>> start INFORMATION SHOWN

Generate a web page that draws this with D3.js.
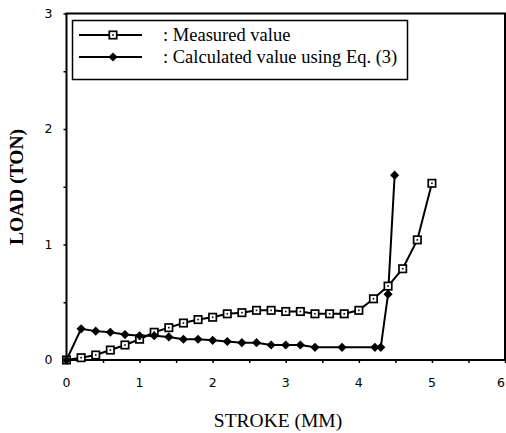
<!DOCTYPE html>
<html lang="en">
<head>
<meta charset="UTF-8">
<title>Load vs stroke</title>
<script src="https://d3js.org/d3.v7.min.js"></script>
<style>
  body { margin: 0; background: #fff; }
  svg { display: block; }
  .tick-label { font-family: "DejaVu Sans", sans-serif; font-size: 12.5px; }
</style>
</head>
<body>
<div id="chart"></div>
<script>
// Measured value (open squares)
const measuredX = [0, 0.2, 0.4, 0.6, 0.8, 1.0, 1.2, 1.4, 1.6, 1.8, 2.0, 2.2, 2.4, 2.6, 2.8, 3.0, 3.2, 3.4, 3.6, 3.8, 4.0, 4.2, 4.4, 4.6, 4.8, 5.0];
const measuredY = [0, 0.02, 0.043, 0.086, 0.13, 0.18, 0.24, 0.28, 0.32, 0.35, 0.37, 0.40, 0.41, 0.43, 0.43, 0.42, 0.42, 0.40, 0.40, 0.40, 0.43, 0.53, 0.64, 0.79, 1.04, 1.53];

// Calculated value using Eq. (3) (filled diamonds)
const calcX = [0, 0.2, 0.4, 0.6, 0.8, 1.0, 1.2, 1.4, 1.6, 1.8, 2.0, 2.2, 2.4, 2.6, 2.8, 3.0, 3.2, 3.4, 3.77, 4.22, 4.3, 4.4, 4.49];
const calcY = [0, 0.27, 0.25, 0.24, 0.22, 0.21, 0.21, 0.20, 0.18, 0.18, 0.17, 0.16, 0.15, 0.15, 0.13, 0.13, 0.13, 0.11, 0.11, 0.11, 0.11, 0.57, 1.6];

const xTicks = [0, 1, 2, 3, 4, 5, 6];
const yTicks = [0, 1, 2, 3];
const legendLabels = [": Measured value", ": Calculated value using Eq. (3)"];

const width = 506, height = 433;
const plotL = 66.5, plotR = 505, plotT = 13.5, plotB = 360;

const svg = d3.select("#chart").append("svg")
    .attr("width", width)
    .attr("height", height);

const x = d3.scaleLinear().domain([0, 6]).range([plotL, plotR]);
const y = d3.scaleLinear().domain([0, 3]).range([plotB, plotT]);

// frame
svg.append("rect")
    .attr("x", plotL).attr("y", plotT)
    .attr("width", plotR - plotL).attr("height", plotB - plotT)
    .attr("fill", "none").attr("stroke", "#000").attr("stroke-width", 2);

// x axis with minor ticks every 0.5
const xAxis = svg.append("g")
    .attr("transform", `translate(0,${plotB})`)
    .call(d3.axisBottom(x).tickValues(d3.range(0, 6.01, 0.5)).tickSize(3).tickFormat(""));
xAxis.select(".domain").remove();
xAxis.selectAll("line").attr("stroke-width", 1.5);

svg.append("g").selectAll("text")
    .data(xTicks)
    .enter().append("text")
    .attr("class", "tick-label")
    .attr("x", d => Math.min(x(d), 501))
    .attr("y", plotB + 27)
    .attr("text-anchor", "middle")
    .text(d => d);

// y axis with minor ticks every 0.5
const yAxis = svg.append("g")
    .attr("transform", `translate(${plotL},0)`)
    .call(d3.axisLeft(y).tickValues(d3.range(0, 3.01, 0.5)).tickSize(3).tickFormat(""));
yAxis.select(".domain").remove();
yAxis.selectAll("line").attr("stroke-width", 1.5);

svg.append("g").selectAll("text")
    .data(yTicks)
    .enter().append("text")
    .attr("class", "tick-label")
    .attr("x", plotL - 18)
    .attr("y", d => y(d) + 4)
    .attr("text-anchor", "middle")
    .text(d => d);

// axis titles
svg.append("text")
    .attr("x", 278)
    .attr("y", 427)
    .attr("text-anchor", "middle")
    .attr("font-family", "Liberation Serif, serif")
    .attr("font-size", 19.5)
    .text("STROKE (MM)");

svg.append("text")
    .attr("transform", `translate(23,187) rotate(-90)`)
    .attr("text-anchor", "middle")
    .attr("font-family", "Liberation Serif, serif")
    .attr("font-weight", "bold")
    .attr("font-size", 19.5)
    .text("LOAD (TON)");

const line = d3.line().x(d => x(d[0])).y(d => y(d[1]));

const measured = measuredX.map((v, i) => [v, measuredY[i]]);
const calc = calcX.map((v, i) => [v, calcY[i]]);

svg.append("path").datum(calc)
    .attr("d", line).attr("fill", "none").attr("stroke", "#000").attr("stroke-width", 2);
svg.append("path").datum(measured)
    .attr("d", line).attr("fill", "none").attr("stroke", "#000").attr("stroke-width", 2);

// squat diamond: a square turned by 45 degrees
const diamond = d3.symbol().type(d3.symbolSquare).size(42);

function drawSquare(g, px, py) {
  g.append("rect")
      .attr("x", px - 3.7).attr("y", py - 3.7)
      .attr("width", 7.4).attr("height", 7.4)
      .attr("fill", "#fff").attr("stroke", "#000").attr("stroke-width", 1.7);
  g.append("rect")
      .attr("x", px - 0.8).attr("y", py - 0.8)
      .attr("width", 1.6).attr("height", 1.6)
      .attr("fill", "#000");
}

function drawDiamond(g, px, py) {
  g.append("path")
      .attr("d", diamond)
      .attr("transform", `translate(${px},${py}) rotate(45)`)
      .attr("fill", "#000");
}

const sq = svg.append("g");
measured.forEach(d => drawSquare(sq, x(d[0]), y(d[1])));

const dm = svg.append("g");
calc.forEach(d => drawDiamond(dm, x(d[0]), y(d[1])));

// legend
const lg = svg.append("g");
lg.append("rect")
    .attr("x", 72.5).attr("y", 20.5)
    .attr("width", 335).attr("height", 59)
    .attr("fill", "#fff").attr("stroke", "#000").attr("stroke-width", 1.5);

[35, 57].forEach((ly, i) => {
  lg.append("line")
      .attr("x1", 79).attr("x2", 142).attr("y1", ly).attr("y2", ly)
      .attr("stroke", "#000").attr("stroke-width", 2);
  if (i === 0) drawSquare(lg, 113, ly);
  else drawDiamond(lg, 113, ly);
  lg.append("text")
      .attr("x", 163).attr("y", ly + 6)
      .attr("font-family", "Liberation Serif, serif")
      .attr("font-size", 18.5)
      .text(legendLabels[i]);
});
</script>
</body>
</html>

>> end INFORMATION SHOWN

■ STATED GOAL:
Restate the data word for word from its first line through the line with "0.79, 1.04, 1.53];", leaving out any picture along the way.

■ EXERCISE SOLUTION:
Generate a web page that draws this with D3.js.
<!DOCTYPE html>
<html lang="en">
<head>
<meta charset="UTF-8">
<title>Load vs stroke</title>
<script src="https://d3js.org/d3.v7.min.js"></script>
<style>
  body { margin: 0; background: #fff; }
  svg { display: block; }
  .tick-label { font-family: "DejaVu Sans", sans-serif; font-size: 12.5px; }
</style>
</head>
<body>
<div id="chart"></div>
<script>
// Measured value (open squares)
const measuredX = [0, 0.2, 0.4, 0.6, 0.8, 1.0, 1.2, 1.4, 1.6, 1.8, 2.0, 2.2, 2.4, 2.6, 2.8, 3.0, 3.2, 3.4, 3.6, 3.8, 4.0, 4.2, 4.4, 4.6, 4.8, 5.0];
const measuredY = [0, 0.02, 0.043, 0.086, 0.13, 0.18, 0.24, 0.28, 0.32, 0.35, 0.37, 0.40, 0.41, 0.43, 0.43, 0.42, 0.42, 0.40, 0.40, 0.40, 0.43, 0.53, 0.64, 0.79, 1.04, 1.53];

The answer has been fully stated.